Collected material:
START
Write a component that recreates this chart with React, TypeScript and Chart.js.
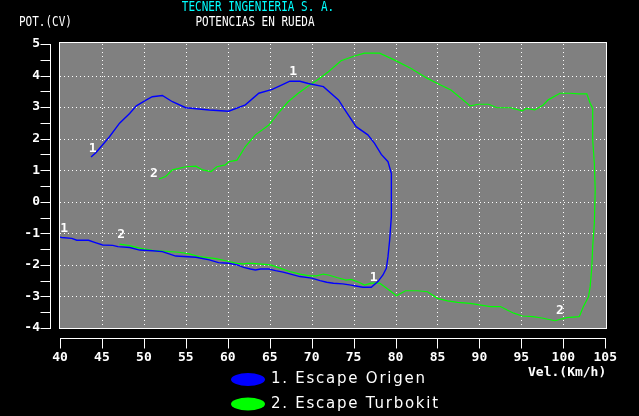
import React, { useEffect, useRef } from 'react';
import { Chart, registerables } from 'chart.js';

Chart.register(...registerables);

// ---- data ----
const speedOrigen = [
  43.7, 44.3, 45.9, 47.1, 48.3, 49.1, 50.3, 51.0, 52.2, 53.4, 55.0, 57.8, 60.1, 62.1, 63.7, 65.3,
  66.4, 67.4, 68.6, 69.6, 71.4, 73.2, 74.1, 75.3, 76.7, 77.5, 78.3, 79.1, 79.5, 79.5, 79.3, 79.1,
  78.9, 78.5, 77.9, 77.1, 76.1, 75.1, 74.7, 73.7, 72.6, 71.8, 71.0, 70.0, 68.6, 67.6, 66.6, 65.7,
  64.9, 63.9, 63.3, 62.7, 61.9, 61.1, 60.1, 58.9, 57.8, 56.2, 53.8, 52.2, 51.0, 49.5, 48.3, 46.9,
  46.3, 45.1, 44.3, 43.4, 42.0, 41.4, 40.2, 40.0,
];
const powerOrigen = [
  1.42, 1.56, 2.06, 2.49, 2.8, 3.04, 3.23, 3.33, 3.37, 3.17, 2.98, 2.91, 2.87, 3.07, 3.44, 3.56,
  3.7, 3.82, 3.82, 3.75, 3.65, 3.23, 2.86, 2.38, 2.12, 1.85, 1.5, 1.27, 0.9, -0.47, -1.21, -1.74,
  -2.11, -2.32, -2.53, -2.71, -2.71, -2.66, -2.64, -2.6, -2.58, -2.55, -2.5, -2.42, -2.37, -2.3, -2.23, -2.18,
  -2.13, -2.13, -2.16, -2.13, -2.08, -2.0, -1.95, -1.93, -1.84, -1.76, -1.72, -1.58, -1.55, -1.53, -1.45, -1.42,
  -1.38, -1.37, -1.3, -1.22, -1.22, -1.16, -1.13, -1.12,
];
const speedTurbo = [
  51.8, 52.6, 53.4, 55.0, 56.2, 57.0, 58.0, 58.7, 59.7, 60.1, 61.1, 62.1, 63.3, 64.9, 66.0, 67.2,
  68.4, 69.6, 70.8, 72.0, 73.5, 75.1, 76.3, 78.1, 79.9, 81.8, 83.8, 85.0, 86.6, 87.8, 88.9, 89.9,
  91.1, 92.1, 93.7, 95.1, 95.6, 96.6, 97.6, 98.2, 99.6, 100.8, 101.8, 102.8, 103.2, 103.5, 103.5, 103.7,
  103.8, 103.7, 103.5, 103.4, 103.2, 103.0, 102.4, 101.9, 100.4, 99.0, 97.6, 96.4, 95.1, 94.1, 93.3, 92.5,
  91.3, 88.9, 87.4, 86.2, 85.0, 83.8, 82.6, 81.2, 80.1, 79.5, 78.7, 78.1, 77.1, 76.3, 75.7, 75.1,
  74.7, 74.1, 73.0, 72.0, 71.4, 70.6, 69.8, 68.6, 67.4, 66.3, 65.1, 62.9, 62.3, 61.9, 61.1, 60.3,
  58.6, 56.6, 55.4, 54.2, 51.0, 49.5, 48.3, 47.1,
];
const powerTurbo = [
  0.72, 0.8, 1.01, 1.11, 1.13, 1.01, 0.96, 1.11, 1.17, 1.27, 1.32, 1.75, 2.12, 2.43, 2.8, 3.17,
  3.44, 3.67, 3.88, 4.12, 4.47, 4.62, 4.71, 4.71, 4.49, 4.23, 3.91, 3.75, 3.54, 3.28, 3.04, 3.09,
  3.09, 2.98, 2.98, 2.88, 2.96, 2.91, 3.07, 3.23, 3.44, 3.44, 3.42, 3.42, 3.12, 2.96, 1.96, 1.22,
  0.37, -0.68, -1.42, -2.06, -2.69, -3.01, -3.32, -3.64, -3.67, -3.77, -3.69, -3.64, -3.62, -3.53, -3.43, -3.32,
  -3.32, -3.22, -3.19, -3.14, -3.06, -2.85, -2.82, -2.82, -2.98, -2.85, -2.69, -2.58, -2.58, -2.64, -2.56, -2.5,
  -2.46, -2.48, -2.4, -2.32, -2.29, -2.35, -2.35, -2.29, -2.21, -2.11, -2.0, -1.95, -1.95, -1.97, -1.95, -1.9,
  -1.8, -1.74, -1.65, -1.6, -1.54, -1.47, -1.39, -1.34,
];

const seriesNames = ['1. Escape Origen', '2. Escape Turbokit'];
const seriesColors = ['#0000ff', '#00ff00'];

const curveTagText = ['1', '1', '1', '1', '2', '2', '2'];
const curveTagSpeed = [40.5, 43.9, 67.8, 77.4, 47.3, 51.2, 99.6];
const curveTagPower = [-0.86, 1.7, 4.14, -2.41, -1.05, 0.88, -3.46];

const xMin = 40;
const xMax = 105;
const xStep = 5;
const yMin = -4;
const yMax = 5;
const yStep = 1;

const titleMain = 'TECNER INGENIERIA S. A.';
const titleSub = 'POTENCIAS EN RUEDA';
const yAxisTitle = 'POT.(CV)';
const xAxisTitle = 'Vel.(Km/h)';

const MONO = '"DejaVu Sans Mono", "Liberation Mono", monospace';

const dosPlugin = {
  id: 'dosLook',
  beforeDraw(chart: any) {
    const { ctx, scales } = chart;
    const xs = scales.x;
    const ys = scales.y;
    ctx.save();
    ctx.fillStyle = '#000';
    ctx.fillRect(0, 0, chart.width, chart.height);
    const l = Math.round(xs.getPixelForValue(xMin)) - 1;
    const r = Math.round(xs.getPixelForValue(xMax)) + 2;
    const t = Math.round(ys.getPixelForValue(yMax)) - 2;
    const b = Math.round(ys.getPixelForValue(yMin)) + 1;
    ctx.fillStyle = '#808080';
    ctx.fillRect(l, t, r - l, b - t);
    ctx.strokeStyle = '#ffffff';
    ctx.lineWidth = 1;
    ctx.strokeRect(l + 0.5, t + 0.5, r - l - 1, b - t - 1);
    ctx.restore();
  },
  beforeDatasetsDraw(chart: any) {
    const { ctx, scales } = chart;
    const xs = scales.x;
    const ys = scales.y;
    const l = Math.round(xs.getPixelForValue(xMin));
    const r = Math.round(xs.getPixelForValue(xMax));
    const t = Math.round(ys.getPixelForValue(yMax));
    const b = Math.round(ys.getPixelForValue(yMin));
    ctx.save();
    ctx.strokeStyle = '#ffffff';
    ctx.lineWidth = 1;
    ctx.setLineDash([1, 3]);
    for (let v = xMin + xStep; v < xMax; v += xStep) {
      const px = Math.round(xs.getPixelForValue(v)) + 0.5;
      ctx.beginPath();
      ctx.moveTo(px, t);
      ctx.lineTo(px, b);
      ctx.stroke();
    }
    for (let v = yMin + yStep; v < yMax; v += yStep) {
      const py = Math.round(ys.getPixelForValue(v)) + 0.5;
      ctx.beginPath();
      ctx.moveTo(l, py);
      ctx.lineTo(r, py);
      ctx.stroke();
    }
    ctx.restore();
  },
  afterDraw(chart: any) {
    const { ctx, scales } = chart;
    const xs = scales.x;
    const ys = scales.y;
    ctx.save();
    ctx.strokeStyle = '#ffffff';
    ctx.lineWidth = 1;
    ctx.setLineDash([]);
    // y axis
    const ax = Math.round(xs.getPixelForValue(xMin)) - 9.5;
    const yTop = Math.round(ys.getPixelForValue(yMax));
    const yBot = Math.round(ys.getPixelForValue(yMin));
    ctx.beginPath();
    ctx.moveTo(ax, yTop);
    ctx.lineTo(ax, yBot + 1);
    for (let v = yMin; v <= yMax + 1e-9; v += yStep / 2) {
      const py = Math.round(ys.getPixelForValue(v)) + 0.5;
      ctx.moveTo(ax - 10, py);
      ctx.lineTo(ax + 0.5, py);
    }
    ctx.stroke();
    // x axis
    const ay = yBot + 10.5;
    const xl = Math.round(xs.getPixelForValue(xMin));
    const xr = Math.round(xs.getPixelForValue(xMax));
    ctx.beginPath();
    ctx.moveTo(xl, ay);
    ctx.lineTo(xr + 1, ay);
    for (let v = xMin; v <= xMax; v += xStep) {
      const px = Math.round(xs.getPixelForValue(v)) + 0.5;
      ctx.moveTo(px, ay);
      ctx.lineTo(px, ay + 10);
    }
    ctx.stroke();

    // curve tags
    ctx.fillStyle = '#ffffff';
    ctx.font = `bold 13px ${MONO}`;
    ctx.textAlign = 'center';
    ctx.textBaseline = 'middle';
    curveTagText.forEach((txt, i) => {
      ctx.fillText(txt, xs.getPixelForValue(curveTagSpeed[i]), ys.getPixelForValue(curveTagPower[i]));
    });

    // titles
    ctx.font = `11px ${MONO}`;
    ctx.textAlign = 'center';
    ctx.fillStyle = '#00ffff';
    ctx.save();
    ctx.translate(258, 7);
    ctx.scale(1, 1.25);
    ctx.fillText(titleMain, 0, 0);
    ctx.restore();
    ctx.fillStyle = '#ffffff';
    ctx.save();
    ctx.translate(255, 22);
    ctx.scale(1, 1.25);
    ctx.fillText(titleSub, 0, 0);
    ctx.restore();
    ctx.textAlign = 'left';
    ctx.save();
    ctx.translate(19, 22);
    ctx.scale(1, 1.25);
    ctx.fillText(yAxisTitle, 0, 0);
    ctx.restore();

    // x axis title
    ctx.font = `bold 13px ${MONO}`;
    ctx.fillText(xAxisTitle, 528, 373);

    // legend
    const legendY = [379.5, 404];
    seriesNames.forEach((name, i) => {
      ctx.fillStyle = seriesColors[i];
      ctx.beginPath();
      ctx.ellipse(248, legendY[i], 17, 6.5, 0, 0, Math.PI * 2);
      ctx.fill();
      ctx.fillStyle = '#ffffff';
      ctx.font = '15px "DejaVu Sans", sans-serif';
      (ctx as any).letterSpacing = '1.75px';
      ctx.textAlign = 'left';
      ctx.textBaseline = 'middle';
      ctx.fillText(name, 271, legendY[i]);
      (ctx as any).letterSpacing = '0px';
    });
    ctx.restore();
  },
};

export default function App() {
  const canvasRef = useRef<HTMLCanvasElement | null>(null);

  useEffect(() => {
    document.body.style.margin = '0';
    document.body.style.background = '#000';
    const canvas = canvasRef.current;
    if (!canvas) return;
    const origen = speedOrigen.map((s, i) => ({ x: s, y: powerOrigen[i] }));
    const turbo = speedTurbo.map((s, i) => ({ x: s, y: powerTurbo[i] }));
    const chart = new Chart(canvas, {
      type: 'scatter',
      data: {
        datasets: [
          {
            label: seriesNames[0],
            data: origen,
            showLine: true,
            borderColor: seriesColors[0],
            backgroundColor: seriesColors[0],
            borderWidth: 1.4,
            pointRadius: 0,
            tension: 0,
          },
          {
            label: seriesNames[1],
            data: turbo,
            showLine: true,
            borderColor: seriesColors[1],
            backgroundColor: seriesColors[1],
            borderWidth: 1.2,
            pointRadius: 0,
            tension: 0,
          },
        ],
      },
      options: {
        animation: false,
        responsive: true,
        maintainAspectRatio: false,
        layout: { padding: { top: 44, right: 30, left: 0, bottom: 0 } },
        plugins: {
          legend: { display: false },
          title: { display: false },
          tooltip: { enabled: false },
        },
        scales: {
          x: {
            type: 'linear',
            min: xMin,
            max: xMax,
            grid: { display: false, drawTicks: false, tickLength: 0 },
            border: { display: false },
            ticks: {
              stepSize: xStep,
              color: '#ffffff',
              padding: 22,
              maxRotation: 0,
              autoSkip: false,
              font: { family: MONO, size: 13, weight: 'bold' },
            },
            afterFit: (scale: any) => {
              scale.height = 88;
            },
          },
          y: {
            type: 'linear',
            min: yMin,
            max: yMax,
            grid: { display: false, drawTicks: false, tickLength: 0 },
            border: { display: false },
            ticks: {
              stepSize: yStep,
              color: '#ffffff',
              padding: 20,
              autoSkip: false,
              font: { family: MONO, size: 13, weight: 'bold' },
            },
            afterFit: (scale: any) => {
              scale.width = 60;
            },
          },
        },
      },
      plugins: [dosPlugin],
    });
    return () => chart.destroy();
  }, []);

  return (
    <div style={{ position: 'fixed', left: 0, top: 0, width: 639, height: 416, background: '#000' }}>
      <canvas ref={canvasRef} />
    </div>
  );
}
END
Reproduce exactly the run of lines that opens the listing and closes with the line holding "Chart.register(...registerables);". Pictures are excluded.

Write a component that recreates this chart with React, TypeScript and Chart.js.
import React, { useEffect, useRef } from 'react';
import { Chart, registerables } from 'chart.js';

Chart.register(...registerables);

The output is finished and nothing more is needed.